Resonant excitation of Kelvin waves by interactions of subtropical Rossby waves and the zonal mean flow

Kelvin waves are an important component of the tropical wave circulation. While the excitation of Kelvin waves by tropical convection is well understood, the influence of subtropical Rossby wave dynamics on the Kelvin waves has received relatively little attention. Our research investigates a Kelvin wave excitation mechanism through interactions of Rossby waves and the zonal subtropical jet. The investigation is carried out with a spherical rotating shallow-water model, using a quasi-geostrophic zonal jet as initial condition. The basis functions of the model are the eigensolutions of the linearized equations, which are identified with atmospheric waves. The model formulation thus includes the Rossby and Kelvin waves as prognostic variables.
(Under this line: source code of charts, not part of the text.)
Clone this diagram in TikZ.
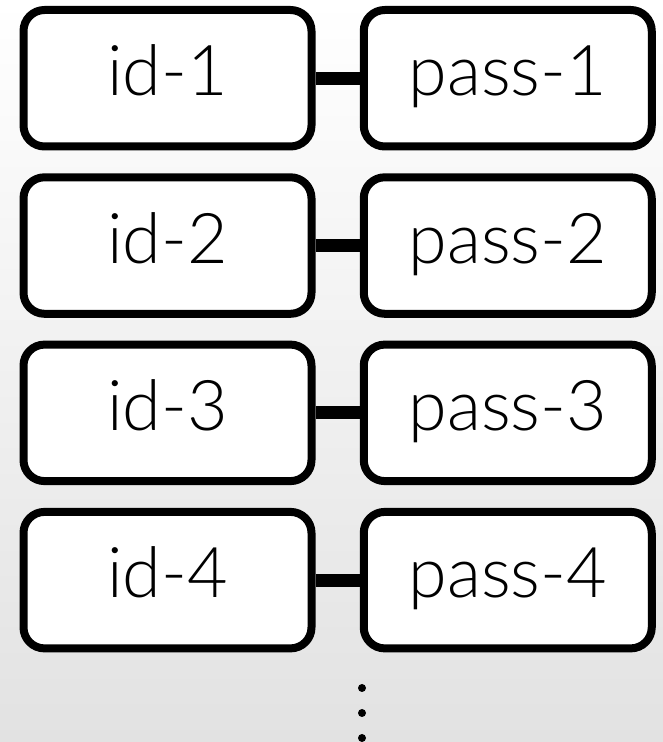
\documentclass[tikz,border=0pt]{standalone}
\usepackage{fontspec}
\setmainfont{Lato}[UprightFont=* Light]
\usetikzlibrary{calc}

\begin{document}
\begin{tikzpicture}[x=1pt, y=1pt, line cap=round, line join=round,
	cell/.style={draw=black, line width=8pt, fill=white, rounded corners=21pt,
		minimum width=288pt, minimum height=136.5pt, inner sep=0pt,
		font=\fontsize{70}{70}\selectfont, text height=52pt, text depth=16.5pt},
	link/.style={line width=13pt, line cap=butt}]
	
	% background: white at top, light gray at bottom
	\shade[top color=white, bottom color={rgb,255:red,226;green,226;blue,226}]
	(0,0) rectangle (663,742);
	\useasboundingbox (0,0) rectangle (663,742);
	
	%========================
	% id / pass pairs
	%========================
	\node[cell] (id1)   at (167.5,663.75) {id-1};
	\node[cell] (pass1) at (507.75,663.75) {pass-1};
	\node[cell] (id2)   at (167.5,496.45) {id-2};
	\node[cell] (pass2) at (507.75,496.45) {pass-2};
	\node[cell] (id3)   at (167.5,329.15) {id-3};
	\node[cell] (pass3) at (507.75,329.15) {pass-3};
	\node[cell] (id4)   at (167.5,161.85) {id-4};
	\node[cell] (pass4) at (507.75,161.85) {pass-4};
	
	% links
	\draw[link] (id1.east) -- (pass1.west);
	\draw[link] (id2.east) -- (pass2.west);
	\draw[link] (id3.east) -- (pass3.west);
	\draw[link] (id4.east) -- (pass4.west);
	
	% more rows follow
	\fill (362,54) circle (4);
	\fill (362,29) circle (4);
	\fill (362,4)  circle (4);
	
\end{tikzpicture}
\end{document}
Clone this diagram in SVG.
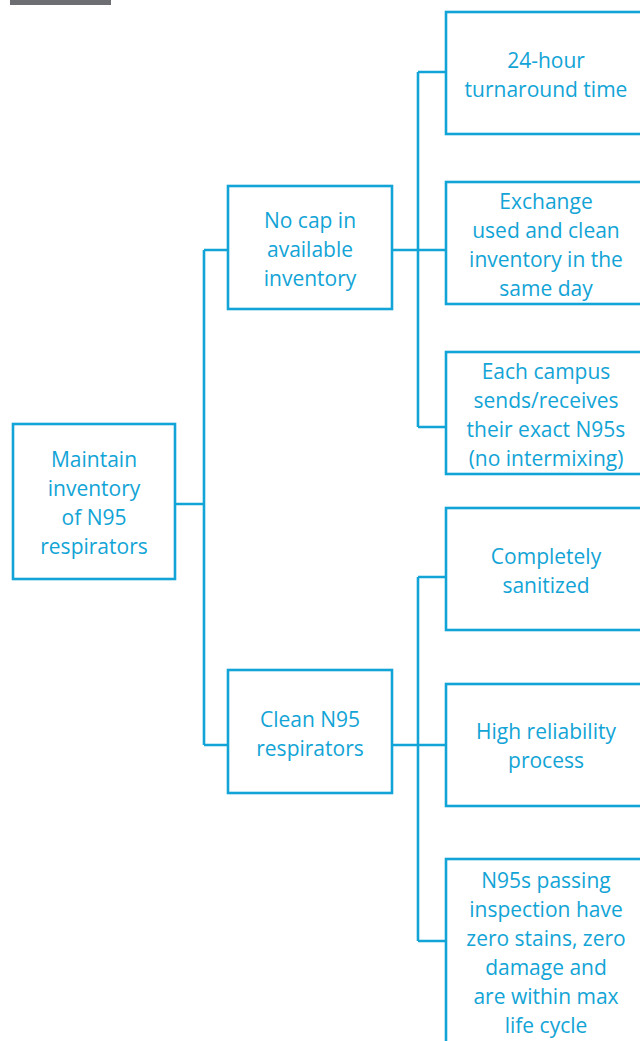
<svg xmlns="http://www.w3.org/2000/svg" width="640" height="1041" viewBox="0 0 640 1041">
<style>
.box{fill:#fff;stroke:#12a4d6;stroke-width:2.6}
.c{fill:none;stroke:#12a4d6;stroke-width:2.6}
text{font-family:"Open Sans",Lato,sans-serif;font-size:21px;fill:#12a4d6;text-anchor:middle}
</style>
<rect x="10" y="0" width="101" height="5" fill="#6d6e71"/>
<g id="connectors">
<path class="c" d="M175,504 H204 M204,250 V745 M204,250 H228 M204,745 H228"/>
<path class="c" d="M392,250 H418 M418,72 V427 M418,72 H446 M418,250 H446 M418,427 H446"/>
<path class="c" d="M392,745 H418 M418,577 V941 M418,577 H446 M418,745 H446 M418,941 H446"/>
</g>
<g id="root"><rect class="box" x="13" y="424" width="162" height="155"/>
<text x="94" y="467">Maintain</text><text x="94" y="496">inventory</text><text x="94" y="525">of N95</text><text x="94" y="554">respirators</text></g>
<g id="nocap"><rect class="box" x="228" y="186" width="164" height="123"/>
<text x="310" y="228">No cap in</text><text x="310" y="257">available</text><text x="310" y="286">inventory</text></g>
<g id="clean"><rect class="box" x="228" y="670" width="164" height="123"/>
<text x="310" y="727">Clean N95</text><text x="310" y="756">respirators</text></g>
<g id="turnaround"><rect class="box" x="446" y="12" width="200" height="122"/>
<text x="546" y="68">24-hour</text><text x="546" y="97">turnaround time</text></g>
<g id="exchange"><rect class="box" x="446" y="182" width="200" height="122"/>
<text x="546" y="209">Exchange</text><text x="546" y="238">used and clean</text><text x="546" y="267">inventory in the</text><text x="546" y="296">same day</text></g>
<g id="campus"><rect class="box" x="446" y="352" width="200" height="122"/>
<text x="546" y="379">Each campus</text><text x="546" y="408">sends/receives</text><text x="546" y="437">their exact N95s</text><text x="546" y="466">(no intermixing)</text></g>
<g id="sanitized"><rect class="box" x="446" y="508" width="200" height="122"/>
<text x="546" y="564">Completely</text><text x="546" y="593">sanitized</text></g>
<g id="reliability"><rect class="box" x="446" y="684" width="200" height="122"/>
<text x="546" y="739">High reliability</text><text x="546" y="768">process</text></g>
<g id="inspection"><rect class="box" x="446" y="859" width="200" height="200"/>
<text x="546" y="888">N95s passing</text><text x="546" y="917">inspection have</text><text x="546" y="946">zero stains, zero</text><text x="546" y="975">damage and</text><text x="546" y="1004">are within max</text><text x="546" y="1033">life cycle</text></g>
</svg>
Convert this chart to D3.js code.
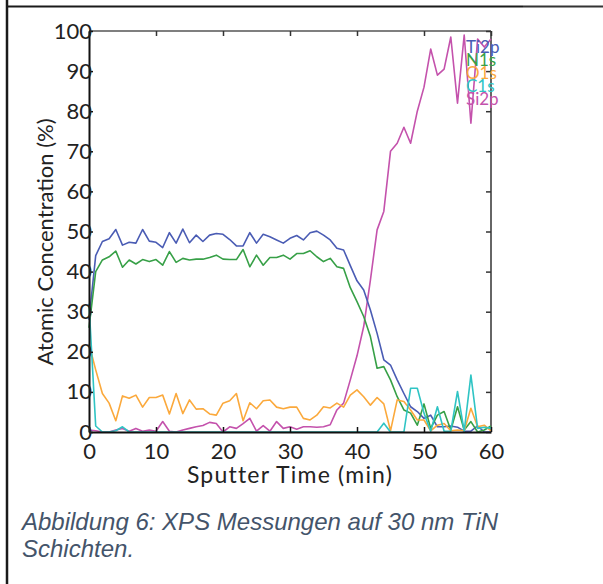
<!DOCTYPE html>
<html>
<head>
<meta charset="utf-8">
<script src="https://cdn.jsdelivr.net/npm/d3@7"></script>
<style>
  html, body { margin: 0; padding: 0; background: #fff; }
  svg { display: block; }
</style>
</head>
<body>
<div id="chart"></div>
<script>
// sputter time in minutes
const time = [0, 1, 2, 3, 4, 5, 6, 7, 8, 9, 10, 11, 12, 13, 14, 15, 16, 17, 18, 19, 20,
  21, 22, 23, 24, 25, 26, 27, 28, 29, 30, 31, 32, 33, 34, 35, 36, 37, 38, 39, 40,
  41, 42, 43, 44, 45, 46, 47, 48, 49, 50, 51, 52, 53, 54, 55, 56, 57, 58, 59, 60];

const ti2p = [28, 44, 47.5, 48.2, 50.5, 46.6, 47.3, 47.1, 50.5, 47.6, 47.3, 46.0, 49.7, 47.1, 50.6, 47.2,
  49.1, 47.5, 49.1, 49.5, 49.3, 48.0, 46.4, 46.4, 49.7, 47.1, 49.3, 48.7, 47.9, 47.1, 48.3, 49.0, 47.9,
  49.7, 50.1, 49.1, 47.9, 45.8, 45.4, 41.5, 37.7, 35.4, 30.4, 24.6, 18.0, 16.7, 13.0, 9.6, 6.3, 5.1,
  3.4, 4.2, 1.3, 1.3, 1.5, 1.2, 0.2, 0.2, 1.5, 0, 0];

const n1s = [26, 40.0, 42.9, 43.7, 45.1, 41.1, 42.9, 41.9, 43.0, 42.5, 43.0, 41.6, 45.0, 42.3, 43.3, 42.9,
  43.1, 43.1, 43.5, 44.1, 43.1, 43.0, 43.0, 45.5, 41.2, 44.1, 41.6, 43.5, 43.5, 44.1, 43.1, 44.5, 44.5,
  45.2, 43.7, 42.5, 43.3, 41.2, 40.8, 36.0, 32.5, 28.8, 23.8, 15.9, 16.3, 13.0, 8.8, 5.5, 4.7, 1.7,
  7.0, 0.9, 4.2, 5.1, 0.5, 6.3, 0.5, 2.6, 0, 0.5, 1.5];

const o1s = [22, 15.5, 9.6, 7.2, 2.8, 9.0, 8.4, 9.2, 6.2, 8.6, 8.6, 9.2, 4.5, 9.6, 4.6, 8.0,
  5.7, 5.8, 4.5, 4.2, 7.2, 7.8, 9.6, 2.8, 7.3, 5.8, 7.8, 8.0, 6.2, 5.8, 6.2, 6.2, 3.4,
  3.0, 4.2, 6.3, 6.0, 7.2, 6.2, 9.2, 10.5, 8.8, 6.7, 8.6, 7.0, 0.3, 8.0, 7.6, 5.5, 3.0,
  3.0, 0.3, 1.7, 2.1, 0.3, 0.5, 0.3, 5.9, 1.3, 1.7, 0.3];

const c1s = [32, 1.5, 0, 0, 0.3, 1.3, 0, 0, 0, 0, 0, 0, 0, 0, 0, 0,
  0, 0, 0, 0, 0, 0, 0, 0, 0, 0, 0, 0, 0, 0, 0, 0, 0,
  0, 0, 0, 0, 0, 0, 0, 0, 0, 0, 0, 2.2, 0, 0, 0, 10.9, 10.9,
  4.7, 0.2, 6.3, 0.2, 0.2, 10.1, 0.2, 14.2, 0.9, 1.2, 0.9];

const si2p = [0.5, 0.3, 0, 0, 0.5, 0.9, 0.2, 0.9, 0.2, 0.5, 0.2, 2.6, 0.2, 0, 0.5, 0.9,
  1.3, 1.6, 2.4, 2.1, 0, 1.3, 0.9, 2.1, 3.4, 0.2, 1.6, 0.2, 2.6, 0.9, 1.3, 0.7, 1.3,
  1.3, 1.2, 1.3, 1.8, 5.5, 7.2, 13.0, 19, 26.3, 37.9, 50.4, 55, 70, 72, 76, 72, 80,
  86, 95.5, 89, 90.5, 98.5, 82, 99, 77, 98, 96, 98];

const seriesNames = ['Ti2p', 'N1s', 'O1s', 'C1s', 'Si2p'];
const seriesColors = ['#4a5cb4', '#37a047', '#fba93c', '#2fc4c4', '#c452ac'];
const xTicks = [0, 10, 20, 30, 40, 50, 60];
const yTicks = [0, 10, 20, 30, 40, 50, 60, 70, 80, 90, 100];
const captionLines = ['Abbildung 6: XPS Messungen auf 30 nm TiN', 'Schichten.'];

const width = 603, height = 584;
const plot = { left: 89, right: 491, top: 31, bottom: 432 };

const svg = d3.select('#chart').append('svg')
  .attr('width', width)
  .attr('height', height);

// page borders of the table cell
svg.append('line')
  .attr('x1', 7).attr('x2', 7).attr('y1', 0).attr('y2', height)
  .attr('stroke', '#1a1a1a').attr('stroke-width', 2.5);
svg.append('line')
  .attr('x1', 6).attr('x2', 523).attr('y1', 6.5).attr('y2', 6.5)
  .attr('stroke', '#1a1a1a').attr('stroke-width', 2);
svg.append('line')
  .attr('x1', 523).attr('x2', width).attr('y1', 6.5).attr('y2', 6.5)
  .attr('stroke', '#333').attr('stroke-width', 2);

const x = d3.scaleLinear().domain([0, 60]).range([plot.left, plot.right]);
const y = d3.scaleLinear().domain([0, 100]).range([plot.bottom, plot.top]);

const tickFont = 'Lato, sans-serif';

// frame: top and right in grey
svg.append('line')
  .attr('x1', plot.left).attr('x2', plot.right).attr('y1', plot.top).attr('y2', plot.top)
  .attr('stroke', '#555').attr('stroke-width', 1.5);
svg.append('line')
  .attr('x1', plot.right).attr('x2', plot.right).attr('y1', plot.top).attr('y2', plot.bottom)
  .attr('stroke', '#333').attr('stroke-width', 1.5);

// top ticks (inward)
svg.append('g')
  .attr('transform', `translate(0,${plot.top})`)
  .call(d3.axisTop(x).tickValues(xTicks).tickSize(-5).tickFormat(''))
  .call(g => g.select('.domain').remove())
  .call(g => g.selectAll('line').attr('stroke', '#333').attr('stroke-width', 1.5));

// right ticks (inward)
svg.append('g')
  .attr('transform', `translate(${plot.right},0)`)
  .call(d3.axisRight(y).tickValues(yTicks).tickSize(-5).tickFormat(''))
  .call(g => g.select('.domain').remove())
  .call(g => g.selectAll('line').attr('stroke', '#333').attr('stroke-width', 1.5));

// series lines
const line = d3.line()
  .x((d, i) => x(time[i]))
  .y(d => y(d));

const seriesData = [si2p, ti2p, n1s, o1s, c1s];
const seriesOrder = [4, 0, 1, 2, 3];

svg.append('g')
  .selectAll('path')
  .data(seriesData)
  .join('path')
  .attr('d', d => line(d))
  .attr('fill', 'none')
  .attr('stroke', (d, i) => seriesColors[seriesOrder[i]])
  .attr('stroke-width', 1.6)
  .attr('stroke-linejoin', 'round');

// bottom axis
const xAxis = svg.append('g')
  .attr('transform', `translate(0,${plot.bottom})`)
  .call(d3.axisBottom(x).tickValues(xTicks).tickSize(-5).tickPadding(11).tickSizeOuter(0));
xAxis.select('.domain').attr('stroke', '#111').attr('stroke-width', 2);
xAxis.selectAll('line').attr('stroke', '#111').attr('stroke-width', 1.5);
xAxis.selectAll('text')
  .attr('font-family', tickFont)
  .attr('font-size', 22)
  .attr('fill', '#222');

// left axis
const yAxis = svg.append('g')
  .attr('transform', `translate(${plot.left},0)`)
  .call(d3.axisLeft(y).tickValues(yTicks).tickSize(-4).tickPadding(-3).tickSizeOuter(0));
yAxis.select('.domain').attr('stroke', '#111').attr('stroke-width', 2);
yAxis.selectAll('line').attr('stroke', '#111').attr('stroke-width', 1.5);
yAxis.selectAll('text')
  .attr('font-family', tickFont)
  .attr('font-size', 22)
  .attr('fill', '#222');

// axis titles
svg.append('text')
  .attr('x', 290)
  .attr('y', 483)
  .attr('text-anchor', 'middle')
  .attr('font-family', tickFont)
  .attr('font-size', 23)
  .attr('letter-spacing', 1.2)
  .attr('fill', '#222')
  .text('Sputter Time (min)');

svg.append('text')
  .attr('transform', 'translate(53,242) rotate(-90)')
  .attr('text-anchor', 'middle')
  .attr('font-family', tickFont)
  .attr('font-size', 22)
  .attr('fill', '#222')
  .text('Atomic Concentration (%)');

// legend in the upper right corner
svg.append('g')
  .selectAll('text')
  .data(seriesNames)
  .join('text')
  .attr('x', 466)
  .attr('y', (d, i) => 53 + i * 13)
  .attr('font-family', tickFont)
  .attr('font-size', 17)
  .attr('fill', (d, i) => seriesColors[i])
  .text(d => d);

// figure caption
svg.append('g')
  .selectAll('text')
  .data(captionLines)
  .join('text')
  .attr('x', 22)
  .attr('y', (d, i) => 530 + i * 27)
  .attr('font-family', 'Liberation Sans, Arial, sans-serif')
  .attr('font-style', 'italic')
  .attr('font-size', 24)
  .attr('fill', '#44546a')
  .text(d => d);
</script>
</body>
</html>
With an external forcing that impacts only the Rossby waves, Kelvin waves can be excited in the model through the wave-mean flow interactions and wave-wave interactions. The main finding is that Kelvin waves are resonantly excited by interactions of the Rossby waves and the mean flow, provided the Doppler-shifted frequencies of the Rossby waves and the Kelvin waves match. The wave-mean flow interactions are found to be stronger than the wave-wave interactions. The resonant Kelvin wave excitation is one of the possible mechanisms for the influence of the extratropical circulation on tropical waves.